Each entry below should be echoed exactly, with pictures omitted.

## START Dataset records

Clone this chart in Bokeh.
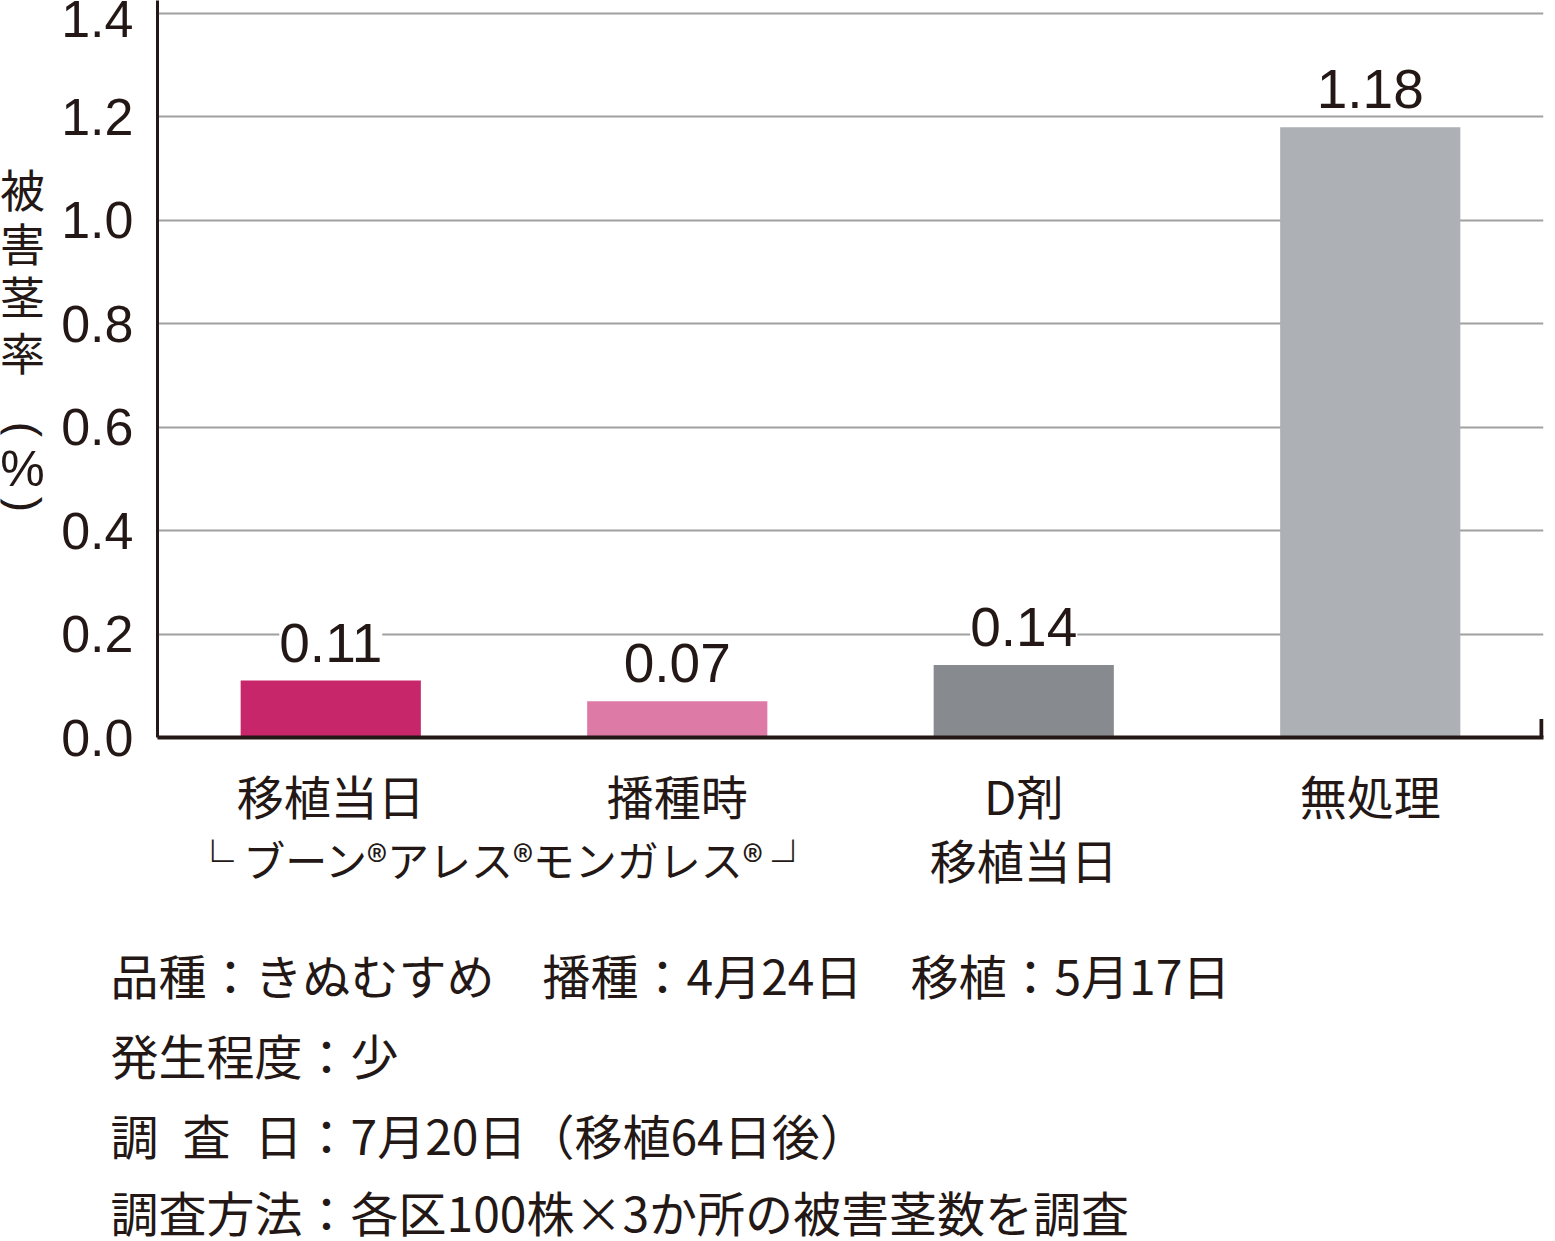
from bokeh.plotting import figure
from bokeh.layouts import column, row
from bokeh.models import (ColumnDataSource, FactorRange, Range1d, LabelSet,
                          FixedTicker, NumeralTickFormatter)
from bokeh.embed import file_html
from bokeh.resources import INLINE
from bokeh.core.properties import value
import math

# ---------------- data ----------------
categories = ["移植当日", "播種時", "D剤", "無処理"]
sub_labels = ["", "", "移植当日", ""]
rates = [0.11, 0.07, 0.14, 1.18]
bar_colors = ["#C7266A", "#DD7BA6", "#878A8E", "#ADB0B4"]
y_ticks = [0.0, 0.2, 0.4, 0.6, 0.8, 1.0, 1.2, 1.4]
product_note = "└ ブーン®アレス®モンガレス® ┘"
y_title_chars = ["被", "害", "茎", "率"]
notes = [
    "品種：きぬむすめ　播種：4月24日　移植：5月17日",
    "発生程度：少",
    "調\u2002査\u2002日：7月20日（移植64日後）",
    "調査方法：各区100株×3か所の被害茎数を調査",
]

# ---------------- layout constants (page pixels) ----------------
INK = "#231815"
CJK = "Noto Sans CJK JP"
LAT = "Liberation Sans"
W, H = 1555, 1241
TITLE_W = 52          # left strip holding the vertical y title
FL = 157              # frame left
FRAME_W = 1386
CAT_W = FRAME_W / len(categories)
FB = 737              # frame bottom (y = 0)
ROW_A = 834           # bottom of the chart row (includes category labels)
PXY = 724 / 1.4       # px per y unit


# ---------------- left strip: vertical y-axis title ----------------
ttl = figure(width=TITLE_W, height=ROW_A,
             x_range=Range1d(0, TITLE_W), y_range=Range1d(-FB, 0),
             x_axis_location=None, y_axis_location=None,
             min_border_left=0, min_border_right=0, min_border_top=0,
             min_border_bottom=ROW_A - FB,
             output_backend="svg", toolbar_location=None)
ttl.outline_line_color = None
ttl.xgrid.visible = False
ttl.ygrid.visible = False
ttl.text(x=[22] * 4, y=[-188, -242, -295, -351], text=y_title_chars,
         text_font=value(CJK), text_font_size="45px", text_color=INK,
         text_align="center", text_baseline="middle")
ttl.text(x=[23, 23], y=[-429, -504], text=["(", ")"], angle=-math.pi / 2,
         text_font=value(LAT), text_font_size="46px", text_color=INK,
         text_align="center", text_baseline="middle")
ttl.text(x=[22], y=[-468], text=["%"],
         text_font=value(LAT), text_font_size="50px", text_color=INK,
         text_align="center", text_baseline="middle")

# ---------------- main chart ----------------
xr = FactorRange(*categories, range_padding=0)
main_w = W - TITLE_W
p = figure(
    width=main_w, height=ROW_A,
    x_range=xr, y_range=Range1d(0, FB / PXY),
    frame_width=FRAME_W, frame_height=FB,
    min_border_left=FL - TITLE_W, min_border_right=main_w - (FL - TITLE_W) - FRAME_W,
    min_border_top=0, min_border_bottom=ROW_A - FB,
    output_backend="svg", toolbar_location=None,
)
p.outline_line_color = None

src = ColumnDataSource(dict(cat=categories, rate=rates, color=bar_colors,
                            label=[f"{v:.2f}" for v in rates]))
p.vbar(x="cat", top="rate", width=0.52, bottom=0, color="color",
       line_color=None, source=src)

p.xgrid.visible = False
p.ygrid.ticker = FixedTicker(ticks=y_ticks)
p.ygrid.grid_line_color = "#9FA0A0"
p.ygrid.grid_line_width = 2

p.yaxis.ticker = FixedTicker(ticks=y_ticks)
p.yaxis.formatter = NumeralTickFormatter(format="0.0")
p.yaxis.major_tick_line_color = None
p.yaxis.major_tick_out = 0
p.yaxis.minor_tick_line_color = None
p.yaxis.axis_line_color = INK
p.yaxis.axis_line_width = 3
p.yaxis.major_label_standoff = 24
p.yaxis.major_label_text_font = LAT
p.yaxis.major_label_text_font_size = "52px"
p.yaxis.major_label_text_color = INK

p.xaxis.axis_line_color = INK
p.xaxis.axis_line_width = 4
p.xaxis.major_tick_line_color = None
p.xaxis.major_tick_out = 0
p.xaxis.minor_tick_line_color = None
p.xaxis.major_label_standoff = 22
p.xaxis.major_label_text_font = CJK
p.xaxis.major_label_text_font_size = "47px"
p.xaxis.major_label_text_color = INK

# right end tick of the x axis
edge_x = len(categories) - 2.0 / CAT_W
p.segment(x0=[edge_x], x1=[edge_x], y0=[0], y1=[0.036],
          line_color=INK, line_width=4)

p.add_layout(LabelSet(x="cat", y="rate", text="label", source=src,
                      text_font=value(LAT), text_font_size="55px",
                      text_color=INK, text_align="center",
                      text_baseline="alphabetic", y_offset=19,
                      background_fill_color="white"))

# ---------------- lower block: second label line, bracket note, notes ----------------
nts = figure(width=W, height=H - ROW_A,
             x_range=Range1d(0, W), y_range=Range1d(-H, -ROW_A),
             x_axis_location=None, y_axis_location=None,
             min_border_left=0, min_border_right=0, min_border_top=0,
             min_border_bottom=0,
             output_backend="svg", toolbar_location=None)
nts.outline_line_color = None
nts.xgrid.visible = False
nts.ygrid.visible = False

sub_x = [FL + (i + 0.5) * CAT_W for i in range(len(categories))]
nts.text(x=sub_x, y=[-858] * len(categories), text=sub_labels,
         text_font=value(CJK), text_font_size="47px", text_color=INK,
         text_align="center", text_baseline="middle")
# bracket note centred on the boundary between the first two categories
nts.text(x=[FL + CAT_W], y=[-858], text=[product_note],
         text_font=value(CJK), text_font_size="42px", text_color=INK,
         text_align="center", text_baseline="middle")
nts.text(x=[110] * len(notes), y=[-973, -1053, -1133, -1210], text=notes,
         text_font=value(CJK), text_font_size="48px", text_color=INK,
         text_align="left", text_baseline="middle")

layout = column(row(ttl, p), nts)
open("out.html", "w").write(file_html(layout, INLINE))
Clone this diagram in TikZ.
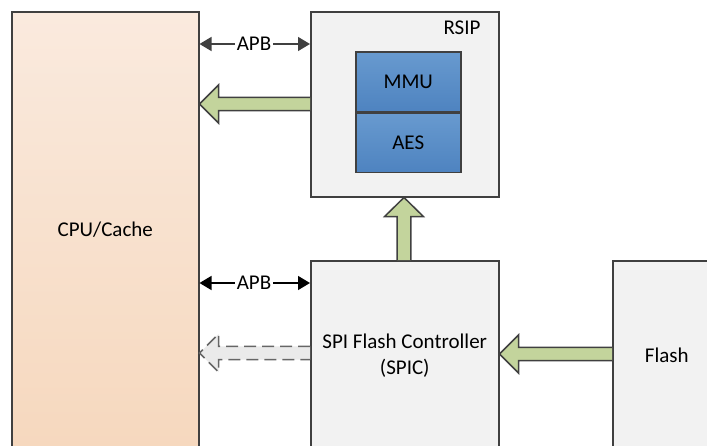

## END Dataset records

Task answer =
Clone this chart in Bokeh.
from bokeh.plotting import figure
from bokeh.layouts import column, row
from bokeh.models import (ColumnDataSource, FactorRange, Range1d, LabelSet,
                          FixedTicker, NumeralTickFormatter)
from bokeh.embed import file_html
from bokeh.resources import INLINE
from bokeh.core.properties import value
import math

# ---------------- data ----------------
categories = ["移植当日", "播種時", "D剤", "無処理"]
sub_labels = ["", "", "移植当日", ""]
rates = [0.11, 0.07, 0.14, 1.18]
bar_colors = ["#C7266A", "#DD7BA6", "#878A8E", "#ADB0B4"]
y_ticks = [0.0, 0.2, 0.4, 0.6, 0.8, 1.0, 1.2, 1.4]
product_note = "└ ブーン®アレス®モンガレス® ┘"
y_title_chars = ["被", "害", "茎", "率"]
notes = [
    "品種：きぬむすめ　播種：4月24日　移植：5月17日",
    "発生程度：少",
    "調\u2002査\u2002日：7月20日（移植64日後）",
    "調査方法：各区100株×3か所の被害茎数を調査",
]

# ---------------- layout constants (page pixels) ----------------
INK = "#231815"
CJK = "Noto Sans CJK JP"
LAT = "Liberation Sans"
W, H = 1555, 1241
TITLE_W = 52          # left strip holding the vertical y title
FL = 157              # frame left
FRAME_W = 1386
CAT_W = FRAME_W / len(categories)
FB = 737              # frame bottom (y = 0)
ROW_A = 834           # bottom of the chart row (includes category labels)
PXY = 724 / 1.4       # px per y unit


# ---------------- left strip: vertical y-axis title ----------------
ttl = figure(width=TITLE_W, height=ROW_A,
             x_range=Range1d(0, TITLE_W), y_range=Range1d(-FB, 0),
             x_axis_location=None, y_axis_location=None,
             min_border_left=0, min_border_right=0, min_border_top=0,
             min_border_bottom=ROW_A - FB,
             output_backend="svg", toolbar_location=None)
ttl.outline_line_color = None
ttl.xgrid.visible = False
ttl.ygrid.visible = False
ttl.text(x=[22] * 4, y=[-188, -242, -295, -351], text=y_title_chars,
         text_font=value(CJK), text_font_size="45px", text_color=INK,
         text_align="center", text_baseline="middle")
ttl.text(x=[23, 23], y=[-429, -504], text=["(", ")"], angle=-math.pi / 2,
         text_font=value(LAT), text_font_size="46px", text_color=INK,
         text_align="center", text_baseline="middle")
ttl.text(x=[22], y=[-468], text=["%"],
         text_font=value(LAT), text_font_size="50px", text_color=INK,
         text_align="center", text_baseline="middle")

# ---------------- main chart ----------------
xr = FactorRange(*categories, range_padding=0)
main_w = W - TITLE_W
p = figure(
    width=main_w, height=ROW_A,
    x_range=xr, y_range=Range1d(0, FB / PXY),
    frame_width=FRAME_W, frame_height=FB,
    min_border_left=FL - TITLE_W, min_border_right=main_w - (FL - TITLE_W) - FRAME_W,
    min_border_top=0, min_border_bottom=ROW_A - FB,
    output_backend="svg", toolbar_location=None,
)
p.outline_line_color = None

src = ColumnDataSource(dict(cat=categories, rate=rates, color=bar_colors,
                            label=[f"{v:.2f}" for v in rates]))
p.vbar(x="cat", top="rate", width=0.52, bottom=0, color="color",
       line_color=None, source=src)

p.xgrid.visible = False
p.ygrid.ticker = FixedTicker(ticks=y_ticks)
p.ygrid.grid_line_color = "#9FA0A0"
p.ygrid.grid_line_width = 2

p.yaxis.ticker = FixedTicker(ticks=y_ticks)
p.yaxis.formatter = NumeralTickFormatter(format="0.0")
p.yaxis.major_tick_line_color = None
p.yaxis.major_tick_out = 0
p.yaxis.minor_tick_line_color = None
p.yaxis.axis_line_color = INK
p.yaxis.axis_line_width = 3
p.yaxis.major_label_standoff = 24
p.yaxis.major_label_text_font = LAT
p.yaxis.major_label_text_font_size = "52px"
p.yaxis.major_label_text_color = INK

p.xaxis.axis_line_color = INK
p.xaxis.axis_line_width = 4
p.xaxis.major_tick_line_color = None
p.xaxis.major_tick_out = 0
p.xaxis.minor_tick_line_color = None
p.xaxis.major_label_standoff = 22
p.xaxis.major_label_text_font = CJK
p.xaxis.major_label_text_font_size = "47px"
p.xaxis.major_label_text_color = INK

# right end tick of the x axis
edge_x = len(categories) - 2.0 / CAT_W
p.segment(x0=[edge_x], x1=[edge_x], y0=[0], y1=[0.036],
          line_color=INK, line_width=4)

p.add_layout(LabelSet(x="cat", y="rate", text="label", source=src,
                      text_font=value(LAT), text_font_size="55px",
                      text_color=INK, text_align="center",
                      text_baseline="alphabetic", y_offset=19,
                      background_fill_color="white"))

# ---------------- lower block: second label line, bracket note, notes ----------------
nts = figure(width=W, height=H - ROW_A,
             x_range=Range1d(0, W), y_range=Range1d(-H, -ROW_A),
             x_axis_location=None, y_axis_location=None,
             min_border_left=0, min_border_right=0, min_border_top=0,
             min_border_bottom=0,
             output_backend="svg", toolbar_location=None)
nts.outline_line_color = None
nts.xgrid.visible = False
nts.ygrid.visible = False

sub_x = [FL + (i + 0.5) * CAT_W for i in range(len(categories))]
nts.text(x=sub_x, y=[-858] * len(categories), text=sub_labels,
         text_font=value(CJK), text_font_size="47px", text_color=INK,
         text_align="center", text_baseline="middle")
# bracket note centred on the boundary between the first two categories
nts.text(x=[FL + CAT_W], y=[-858], text=[product_note],
         text_font=value(CJK), text_font_size="42px", text_color=INK,
         text_align="center", text_baseline="middle")
nts.text(x=[110] * len(notes), y=[-973, -1053, -1133, -1210], text=notes,
         text_font=value(CJK), text_font_size="48px", text_color=INK,
         text_align="left", text_baseline="middle")

layout = column(row(ttl, p), nts)
open("out.html", "w").write(file_html(layout, INLINE))
Clone this diagram in TikZ.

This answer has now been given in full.